* SHORT PROBLEM
Do not copy the pictures; transcribe all other material exactly.

* SUPPLIED RECORDS
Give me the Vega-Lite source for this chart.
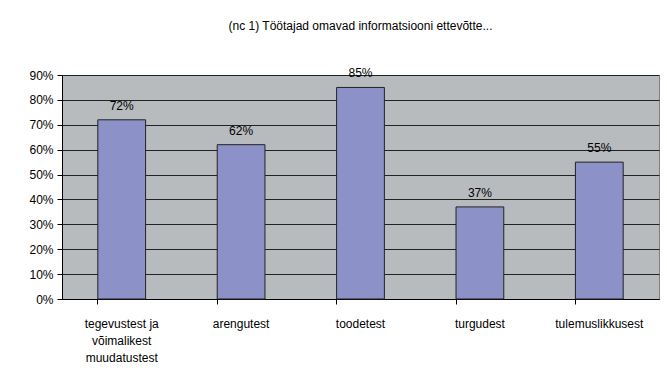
{
  "$schema": "https://vega.github.io/schema/vega-lite/v6.json",
  "width": 597,
  "height": 224,
  "autosize": {"type": "none"},
  "padding": {"left": 62, "top": 75, "right": 8, "bottom": 77},
  "background": "white",
  "title": {
    "text": "(nc 1) Töötajad omavad informatsiooni ettevõtte...",
    "frame": "group",
    "anchor": "middle",
    "font": "Liberation Sans",
    "fontSize": 12,
    "fontWeight": "normal",
    "color": "#000000",
    "baseline": "middle",
    "offset": 29
  },
  "data": {
    "values": [
      {"category": "tegevustest ja|võimalikest|muudatustest", "value": 0.72, "label": "72%"},
      {"category": "arengutest", "value": 0.62, "label": "62%"},
      {"category": "toodetest", "value": 0.85, "label": "85%"},
      {"category": "turgudest", "value": 0.37, "label": "37%"},
      {"category": "tulemuslikkusest", "value": 0.55, "label": "55%"}
    ]
  },
  "encoding": {
    "x": {
      "field": "category",
      "type": "nominal",
      "sort": null,
      "scale": {"paddingInner": 0.6, "paddingOuter": 0.3},
      "axis": {
        "title": null,
        "labelAngle": 0,
        "labelExpr": "split(datum.label, '|')",
        "labelFont": "Liberation Sans",
        "labelFontSize": 12,
        "labelColor": "#000000",
        "labelLineHeight": 17,
        "labelPadding": 14,
        "labelLimit": 200,
        "bandPosition": 0,
        "tickSize": 5,
        "tickColor": "#000000",
        "domainColor": "#000000",
        "grid": false
      }
    },
    "y": {
      "field": "value",
      "type": "quantitative",
      "scale": {"domain": [0, 0.9], "nice": false},
      "axis": {
        "title": null,
        "format": ".0%",
        "values": [0, 0.1, 0.2, 0.3, 0.4, 0.5, 0.6, 0.7, 0.8, 0.9],
        "labelFont": "Liberation Sans",
        "labelFontSize": 12,
        "labelColor": "#000000",
        "labelPadding": 4,
        "tickSize": 5,
        "tickColor": "#000000",
        "domainColor": "#000000",
        "grid": true,
        "gridColor": "#222222",
        "gridOpacity": 1,
        "gridWidth": 1
      }
    }
  },
  "layer": [
    {
      "mark": {"type": "bar", "color": "#8C92C8", "stroke": "#222222", "strokeWidth": 1}
    },
    {
      "mark": {"type": "text", "baseline": "bottom", "dy": -7, "font": "Liberation Sans", "fontSize": 12, "color": "#000000"},
      "encoding": {"text": {"field": "label"}}
    }
  ],
  "config": {
    "view": {"fill": "#B8BBBE", "stroke": "#808080", "strokeWidth": 1}
  }
}
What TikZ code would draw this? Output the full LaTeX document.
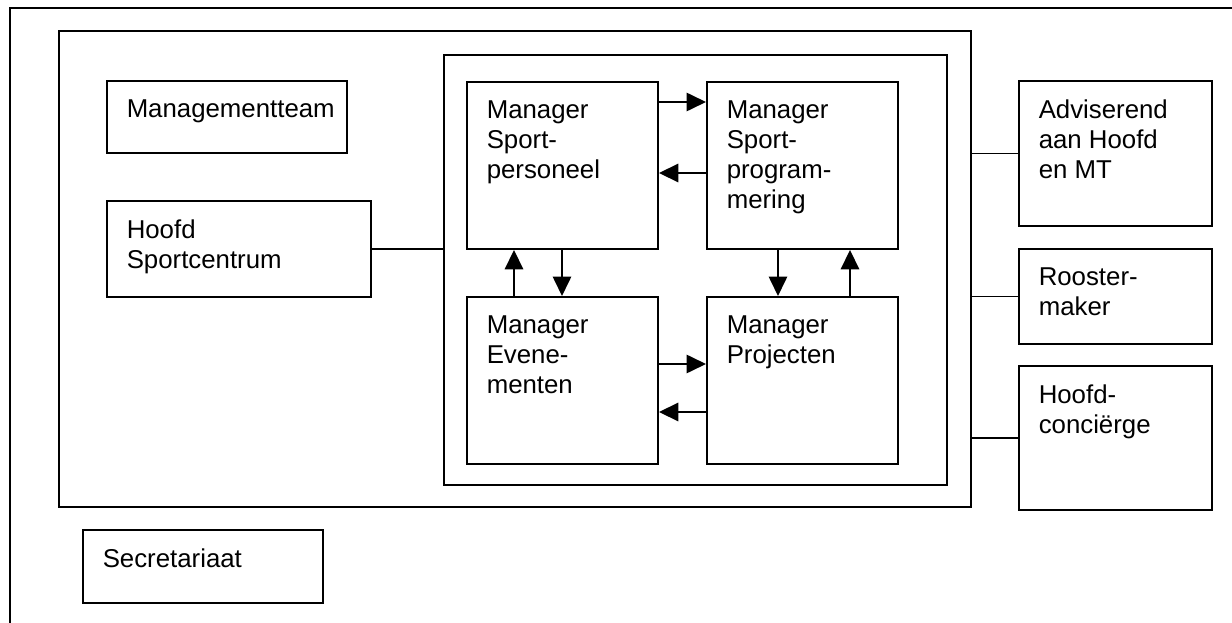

* FINISHED TASK
Give me the Vega-Lite source for this chart.
{
  "$schema": "https://vega.github.io/schema/vega-lite/v6.json",
  "width": 597,
  "height": 224,
  "autosize": {"type": "none"},
  "padding": {"left": 62, "top": 75, "right": 8, "bottom": 77},
  "background": "white",
  "title": {
    "text": "(nc 1) Töötajad omavad informatsiooni ettevõtte...",
    "frame": "group",
    "anchor": "middle",
    "font": "Liberation Sans",
    "fontSize": 12,
    "fontWeight": "normal",
    "color": "#000000",
    "baseline": "middle",
    "offset": 29
  },
  "data": {
    "values": [
      {"category": "tegevustest ja|võimalikest|muudatustest", "value": 0.72, "label": "72%"},
      {"category": "arengutest", "value": 0.62, "label": "62%"},
      {"category": "toodetest", "value": 0.85, "label": "85%"},
      {"category": "turgudest", "value": 0.37, "label": "37%"},
      {"category": "tulemuslikkusest", "value": 0.55, "label": "55%"}
    ]
  },
  "encoding": {
    "x": {
      "field": "category",
      "type": "nominal",
      "sort": null,
      "scale": {"paddingInner": 0.6, "paddingOuter": 0.3},
      "axis": {
        "title": null,
        "labelAngle": 0,
        "labelExpr": "split(datum.label, '|')",
        "labelFont": "Liberation Sans",
        "labelFontSize": 12,
        "labelColor": "#000000",
        "labelLineHeight": 17,
        "labelPadding": 14,
        "labelLimit": 200,
        "bandPosition": 0,
        "tickSize": 5,
        "tickColor": "#000000",
        "domainColor": "#000000",
        "grid": false
      }
    },
    "y": {
      "field": "value",
      "type": "quantitative",
      "scale": {"domain": [0, 0.9], "nice": false},
      "axis": {
        "title": null,
        "format": ".0%",
        "values": [0, 0.1, 0.2, 0.3, 0.4, 0.5, 0.6, 0.7, 0.8, 0.9],
        "labelFont": "Liberation Sans",
        "labelFontSize": 12,
        "labelColor": "#000000",
        "labelPadding": 4,
        "tickSize": 5,
        "tickColor": "#000000",
        "domainColor": "#000000",
        "grid": true,
        "gridColor": "#222222",
        "gridOpacity": 1,
        "gridWidth": 1
      }
    }
  },
  "layer": [
    {
      "mark": {"type": "bar", "color": "#8C92C8", "stroke": "#222222", "strokeWidth": 1}
    },
    {
      "mark": {"type": "text", "baseline": "bottom", "dy": -7, "font": "Liberation Sans", "fontSize": 12, "color": "#000000"},
      "encoding": {"text": {"field": "label"}}
    }
  ],
  "config": {
    "view": {"fill": "#B8BBBE", "stroke": "#808080", "strokeWidth": 1}
  }
}
What TikZ code would draw this? Output the full LaTeX document.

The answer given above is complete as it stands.